As of the end of last month, more than 1.45 million international tourists had visited Vietnam, according to data released by the Vietnam National Administration of Tourism.

Of these, 1.17 million traveled by air, down 7.3 percent compared to the same period last year. The number of tourists traveling by sea fell a massive 39.2 percent year on year, whereas the fall in the road segment was 18.2 percent.

In February alone, when Vietnam celebrated the Lunar New Year (Tet) from the middle of the month, the country received 756,000 international tourist visits, up 7.9 percent from a month earlier but down 10.2 percent from February 2014.

The number of domestic tourists in the two-month period, meanwhile, was 12.5 million. Total tourist spending in the two months was VND67.79 trillion (US$3.16 billion), a 6.6 percent surge from the same period last year.

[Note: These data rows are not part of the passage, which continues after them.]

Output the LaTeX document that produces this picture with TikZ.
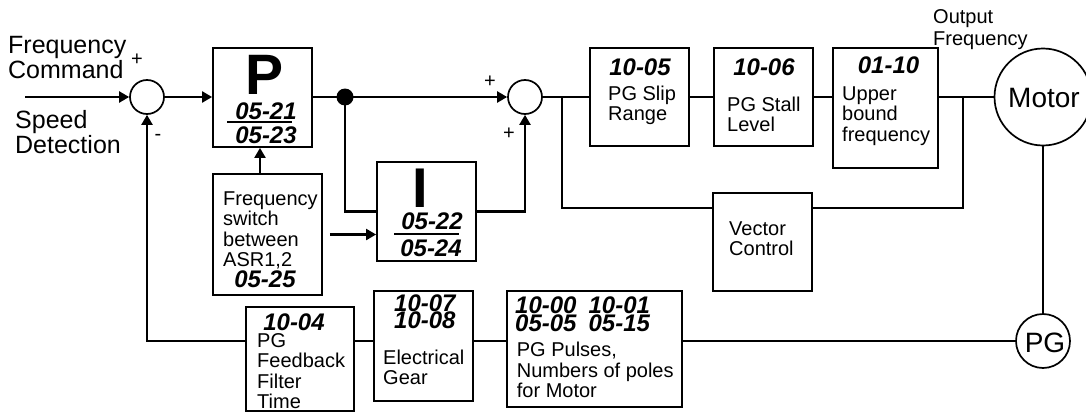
\documentclass[tikz,border=0pt]{standalone}
\usepackage{fontspec}
\setmainfont{Liberation Sans}
\usetikzlibrary{arrows.meta,calc}
\newcommand\mystack[1]{\begin{tabular}[t]{@{}l@{}}#1\end{tabular}}
\newcommand\numstack[3]{\vtop{\baselineskip=#1\lineskiplimit=-30pt\hbox{#2}\hbox{#3}}}
\begin{document}
\begin{tikzpicture}[x=1pt,y=-1pt,line join=miter,
  box/.style={draw,line width=1.8pt,inner sep=0pt},
  circ/.style={circle,draw,line width=1.7pt,inner sep=0pt},
  wire/.style={line width=2.2pt},
  arr/.style={wire,-{Triangle[length=10pt,width=11pt]}},
  txt/.style={anchor=base west,inner sep=0pt,font=\fontsize{20}{20.3}\selectfont},
  big/.style={anchor=base west,inner sep=0pt,font=\fontsize{25}{25.5}\selectfont},
  num/.style={anchor=base,inner sep=0pt,font=\fontsize{24}{24}\selectfont\bfseries\itshape},
  sign/.style={inner sep=0pt,font=\fontsize{20}{20}\selectfont}]
\useasboundingbox (0,0) rectangle (1086,412);

% blocks
\node[box,minimum width=99pt,minimum height=99pt] (P) at (262.5,97.5) {};
\node[box,minimum width=99pt,minimum height=99pt] (I) at (426.5,211.5) {};
\node[box,minimum width=109pt,minimum height=121pt] (SW) at (267.5,234.5) {};
\node[box,minimum width=99pt,minimum height=98pt] (B1005) at (639.5,97) {};
\node[box,minimum width=99pt,minimum height=98pt] (B1006) at (763.5,97) {};
\node[box,minimum width=105pt,minimum height=120pt] (B0110) at (885.5,108) {};
\node[box,minimum width=99pt,minimum height=98pt] (VC) at (762.5,242) {};
\node[box,minimum width=175pt,minimum height=116pt] (B1000) at (594.5,349) {};
\node[box,minimum width=99pt,minimum height=110pt] (EG) at (423.5,346) {};
\node[box,minimum width=108pt,minimum height=104pt] (B1004) at (300,359) {};

% circles
\node[circ,minimum size=34pt] (S1) at (147,97) {};
\node[circ,minimum size=34pt] (S2) at (525,97) {};
\node[circ,minimum size=97pt] (Motor) at (1043,97) {};
\node[circ,minimum size=54pt] (PG) at (1043,341) {};
\node[circle,fill,inner sep=0pt,minimum size=17pt] (dot) at (345,97) {};

% connectors
\coordinate (in) at (25,97);
\draw[arr] (in) -- (S1.west);
\draw[arr] (S1.east) -- (S1.east -| P.west);
\draw[wire] (dot -| P.east) -- (dot.center);
\draw[arr] (dot.center) -- (S2.west);
\draw[wire] (dot.center) |- (I.west);
\draw[arr] (I.east) -| (S2.south);
\draw[arr] ([xshift=-2.5pt]P.south |- SW.north) -- ([xshift=-2.5pt]P.south);
\draw[arr,shorten <=7pt] (SW.east) -- (SW.east -| I.west);
\draw[wire] (S2.east) -- (S2.east -| B1005.west);
\draw[wire] (B1005.east) -- (B1006.west);
\draw[wire] (B1006.east) -- (B1006.east -| B0110.west);
\draw[wire] (Motor.west -| B0110.east) -- (Motor.west);
\coordinate (br1) at (562,97);
\draw[wire] (br1) |- ($(VC.north west)+(0,16)$);
\coordinate (br2) at (963,97);
\draw[wire] (br2) |- ($(VC.north east)+(0,16)$);
\draw[wire] (Motor.south) -- (PG.north);
\draw[wire] (PG.west) -- (PG.west -| B1000.east);
\draw[wire] (PG.west -| B1000.west) -- (PG.west -| EG.east);
\draw[wire] (PG.west -| EG.west) -- (PG.west -| B1004.east);
\draw[arr] (PG.west -| B1004.west) -| (S1.south);

% left labels
\node[big] (tfc) at (8,53) {\mystack{Frequency\\Command}};
\node[big] (tsd) at (15,128) {\mystack{Speed\\Detection}};
\node[sign] (p1) at (137,60) {+};
\node[sign] (m1) at (158,137) {-};
\node[sign] (p2) at (490,82) {+};
\node[sign] (p3) at (509,134) {+};

% P block
\node[anchor=base,inner sep=0pt,font=\fontsize{57}{57}\selectfont\bfseries] (tP) at (265,94) {P};
\node[num] (n0521) at (266,119) {05-21};
\node[num] (n0523) at (266,143) {05-23};
\draw[line width=2.4pt] (227,122) -- (292,122);

% I block
\node[anchor=base,inner sep=0pt,font=\fontsize{56}{56}\selectfont\bfseries] (tI) at (420.5,207) {I};
\node[num] (n0522) at (432,229) {05-22};
\node[num] (n0524) at (431,256) {05-24};
\draw[line width=2.4pt] (394,234) -- (459,234);

% switch block
\node[txt] (tsw) at (223,205) {\mystack{Frequency\\switch\\between\\ASR1,2}};
\node[num] (n0525) at (265,287) {05-25};

% upper blocks
\node[num] (n1005) at (640,75) {10-05};
\node[txt] (t1005) at (608,100) {\mystack{PG Slip\\Range}};
\node[num] (n1006) at (764,75.5) {10-06};
\node[txt] (t1006) at (727,111) {\mystack{PG Stall\\Level}};
\node[num] (n0110) at (888.5,74) {01-10};
\node[txt] (t0110) at (842,100) {\mystack{Upper\\bound\\frequency}};
\node[txt,font=\fontsize{20}{21}\selectfont] (tout) at (933,24) {\mystack{Output\\Frequency}};
\node[anchor=base,inner sep=0pt,font=\fontsize{28}{28}\selectfont] (tmot) at (1044,107) {Motor};
\node[anchor=base,inner sep=0pt,font=\fontsize{28}{28}\selectfont] (tpg) at (1045,352) {PG};

% vector control
\node[txt] (tvc) at (729,235) {\mystack{Vector\\Control}};

% bottom blocks
\node[num] (n1004) at (294,330) {10-04};
\node[txt] (t1004) at (257,347) {\mystack{PG\\Feedback\\Filter\\Time}};
\node[num,anchor=base west] (n1007) at (394,311.7) {\numstack{16.7pt}{10-07}{10-08}};
\node[txt] (teg) at (383,364) {\mystack{Electrical\\Gear}};
\node[num,anchor=base west] (n1000) at (515,313.3) {\numstack{17.7pt}{10-00\hspace{12pt}10-01}{05-05\hspace{12pt}05-15}};
\node[txt] (t1000) at (516.7,356.7) {\mystack{PG Pulses,\\Numbers of poles\\for Motor}};
\end{tikzpicture}
\end{document}
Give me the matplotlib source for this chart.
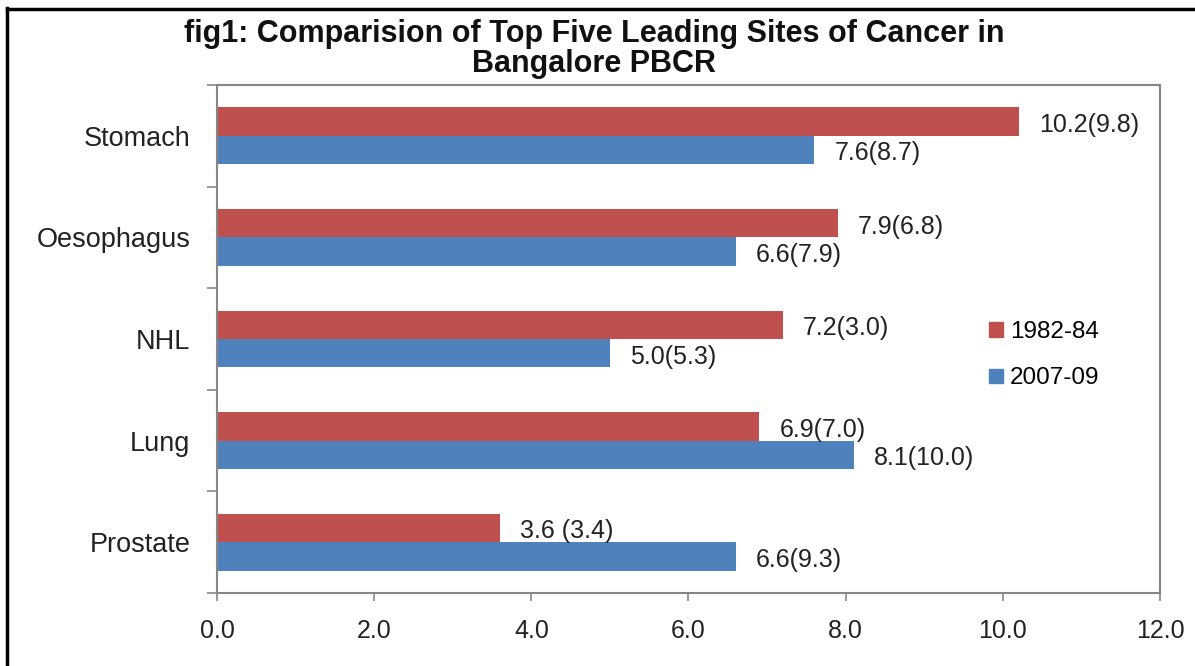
import numpy as np
import matplotlib
matplotlib.use("Agg")
import matplotlib.pyplot as plt
from matplotlib.lines import Line2D
from matplotlib.patches import Patch

plt.rcParams['font.family'] = ['Liberation Sans', 'DejaVu Sans']

# Rates per site, with the bracketed comparison figures shown beside each bar
sites = ['Stomach', 'Oesophagus', 'NHL', 'Lung', 'Prostate']
rate_1982 = [10.2, 7.9, 7.2, 6.9, 3.6]
bracket_1982 = ['(9.8)', '(6.8)', '(3.0)', '(7.0)', ' (3.4)']
rate_2007 = [7.6, 6.6, 5.0, 8.1, 6.6]
bracket_2007 = ['(8.7)', '(7.9)', '(5.3)', '(10.0)', '(9.3)']
series_names = ['1982-84', '2007-09']
x_ticks = [0, 2, 4, 6, 8, 10, 12]

red = '#C0504D'
blue = '#4F81BD'
grey = '#868686'

fig = plt.figure(figsize=(11.95, 6.66), dpi=100)
ax = fig.add_axes([0.1816, 0.1096, 0.7891, 0.7628])

y = np.arange(len(sites))
h = 0.28
bars_a = ax.barh(y - h / 2, rate_1982, height=h, color=red)
bars_b = ax.barh(y + h / 2, rate_2007, height=h, color=blue)

labels_a = [f'{v:.1f}{b}' for v, b in zip(rate_1982, bracket_1982)]
labels_b = [f'{v:.1f}{b}' for v, b in zip(rate_2007, bracket_2007)]
for bars, labs in [(bars_a, labels_a), (bars_b, labels_b)]:
    for bar, lab in zip(bars, labs):
        ax.annotate(lab, (bar.get_width(), bar.get_y() + bar.get_height() / 2),
                    xytext=(14.5, -2.5), textcoords='offset points',
                    ha='left', va='center', fontsize=18, color='#222222')

ax.set_xlim(0, 12)
ax.set_ylim(len(sites) - 0.5, -0.5)
ax.set_xticks(x_ticks)
ax.set_xticklabels([f'{t:.1f}' for t in x_ticks], fontsize=18, color='#222222')
ax.set_yticks(y)
ax.set_yticklabels(sites, fontsize=19.5, color='#222222')
ax.set_yticks(np.arange(-0.5, len(sites)), minor=True)

ax.tick_params(axis='x', direction='out', length=6, width=1.2, color=grey, pad=13)
ax.tick_params(axis='y', which='major', length=0, pad=19)
ax.tick_params(axis='y', which='minor', direction='out', length=7, width=1.2, color=grey)
for s in ax.spines.values():
    s.set_color(grey)
    s.set_linewidth(1.5)

handles = [Patch(color=red), Patch(color=blue)]
fig.legend(handles, series_names, loc='upper left',
           bbox_to_anchor=(977 / 1195, 1 - 309 / 666), frameon=False,
           fontsize=17.5, handlelength=0.55, handleheight=0.55,
           handletextpad=0.3, labelspacing=1.0, borderpad=0)

title_lines = ['fig1: Comparision of Top Five Leading Sites of Cancer in',
               'Bangalore PBCR']
for line, ypx in zip(title_lines, [34, 64]):
    fig.text(0.497, 1 - ypx / 666, line, ha='center', va='center',
             fontsize=22, fontweight='bold', color='#111111')

# frame lines along the left and top edges
fig.add_artist(Line2D([7 / 1195, 7 / 1195], [0, 1 - 8 / 666], color='black', lw=2.5))
fig.add_artist(Line2D([7 / 1195, 1], [1 - 9 / 666, 1 - 9 / 666], color='black', lw=2.5))

fig.savefig('out.png', dpi=100)
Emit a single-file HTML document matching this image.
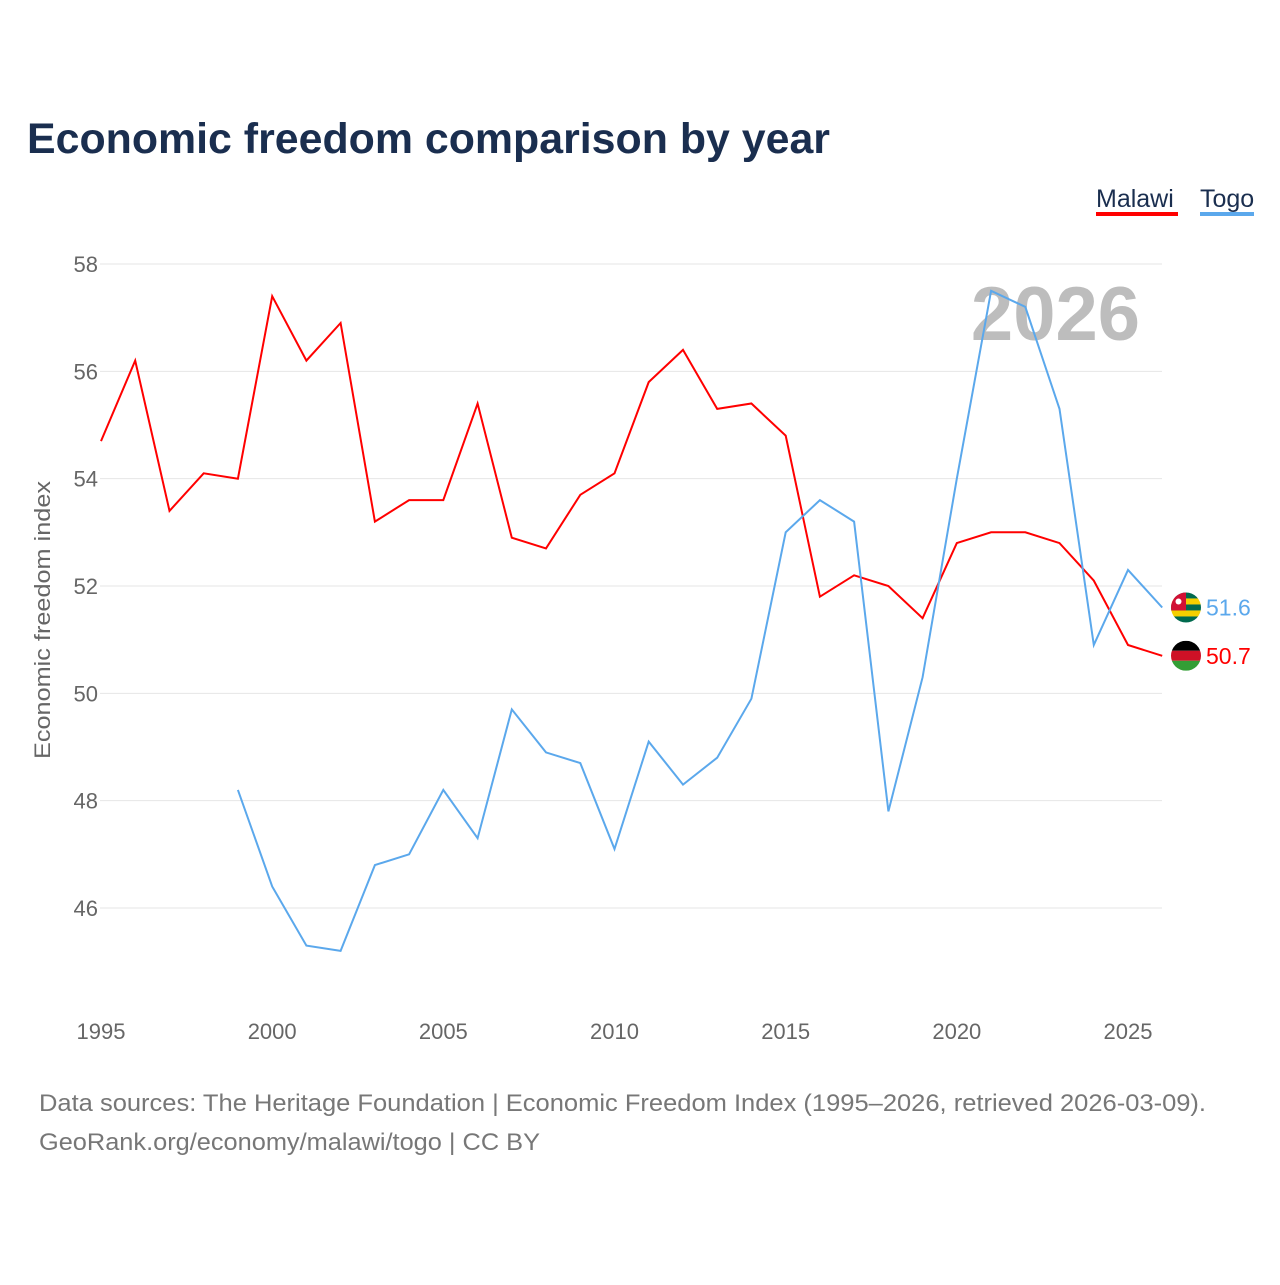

The Vietnamese tourism industry enjoyed rises in the number of holidaymakers from Finland (up 59.2 percent), South Korea (55.1 percent), New Zealand (44.4 percent), Italy (44 percent), and Spain (31.7 percent).

However, most of its traditional markets, such as China, Hong Kong, and Russia, accounted for the sharpest falls.

The number of Chinese tourists visiting Vietnam in the first two months of this year dropped 40.3 percent from a year earlier, while the respective plunges of the Hong Kong and Russia markets were 51 percent and 25.7 percent.

Hoang Thi Phong Thu, chairman of Anh Duong Co., a tour organizer that targets Russian customers, said the company only managed to bring 3,500 Russian vacationers to Vietnam in February, compared to 6,000 a month earlier.

The figure will continue shrinking to 600 tourists this month, and around 100 for April, Thu sadly added.

At this time last year, as many as 6,000 tourists from Russia spent their holidays on such famous beaches as Mui Ne, Nha Trang, and Phu Quoc, she said.

Anh Duong Co. thus had to cease its air charter service between Russian cities and Ho Chi Minh City and Phu Quoc, a famed tourism island off southern Vietnam, at the end of January.

Similarly, only 117,566 Chinese tourists visited Vietnam last month, a massive 50.7 percent decline from a year earlier.